We spent the first 2 years after her diagnosis thinking that we could “cure” her. Exerting our will on her – flying across the country to see different doctors – spending thousands upon thousands of dollars for medical interventions and therapies.
When we had little or no results – we just blamed ourselves – each other and God. Speaking solely for myself – I was (and sometimes catch myself going there) – bitter – angry, cynical and jealous of people who had “typical” kids. Even jealous of people who had kids with Aspergers. Such a terrible way to live your life – and I do not recommend it.
At some point during all this insanity – I found yoga. I started going every single day….and I started to have “releases” (still do some days!) – …I would break out in tears during savasana. During the silence – during the moments in between the moments – I would start to feel.
As days of yoga turned into months and years – the tears became joyful. I became more thankful – less bitter – less angry. I started to heal a little bit. I stopped comparing myself to others as much (still working on this one daily) – and most of all – I stopped comparing my child to others (definitely still working on this!).
I fell in love with this new way of looking at myself, my child – and the world. The yoga was helping me! How oh how could I get more!? (Me – always more is better! 😉
One day I decided I wanted to teach, and after much thought and support from my husband – I went to training.

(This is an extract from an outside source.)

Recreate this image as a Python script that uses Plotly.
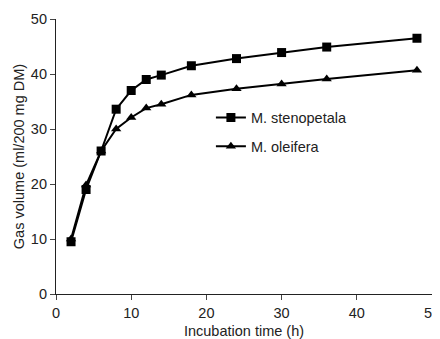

Through training I went through a lot – emotionally & physically. I had to keep letting old ideas die – and be OK with it. I had to find acceptance for my body – for my life – for my child. Sometimes I would go through a weekend of physically exhausting training on 2 hours of sleep. Then there was the fact that I was terrified that no one would want me as a teacher for 10,000 reasons in my own head.
And then one day it happened. I was in front of a class teaching people. TERRIFIED. I stumbled a little on my words – kept going as smoothly as I could – while inside I was shaking and trying to evoke to Gods to carry me through the class.
And then the class was over. I got smiles – thank you’s – hugs……”when do you teach again? where else do you teach?” They must have been talking to the wrong person….? But they were talking to me. The quirky gal walking around – speaking softly and asking people to relax and feel their breath moving them.
I was on a CLOUD! Was this my Dharma? I didn’t have any idea – but it surely felt like it. A new level of transformation and healing has been happening in my life. My daughter – by living her Dharma – and just being herself isn’t “holding me back” anymore. Woah – wait a second – did I just realize that it wasn’t all about me?
Truthfully – my daughter is the light of my life and I wouldn’t change a hair on her head – even if I could. (Let me also give props to prayer & meditation on that last comment)
This autism journey is truly the hardest thing I have ever had to deal with in my life. But it has gotten better – some days it is beautiful – some magnificent – and some heartbreaking. The truth is that I can actually see the beauty now – and not only the pain.
Stepping outside of myself and sharing something I love (yoga) – helps clear things up even more. Is that my Dharma? I don’t know. But it sure feels right from the bottom of my heart – so I will keep doing it today.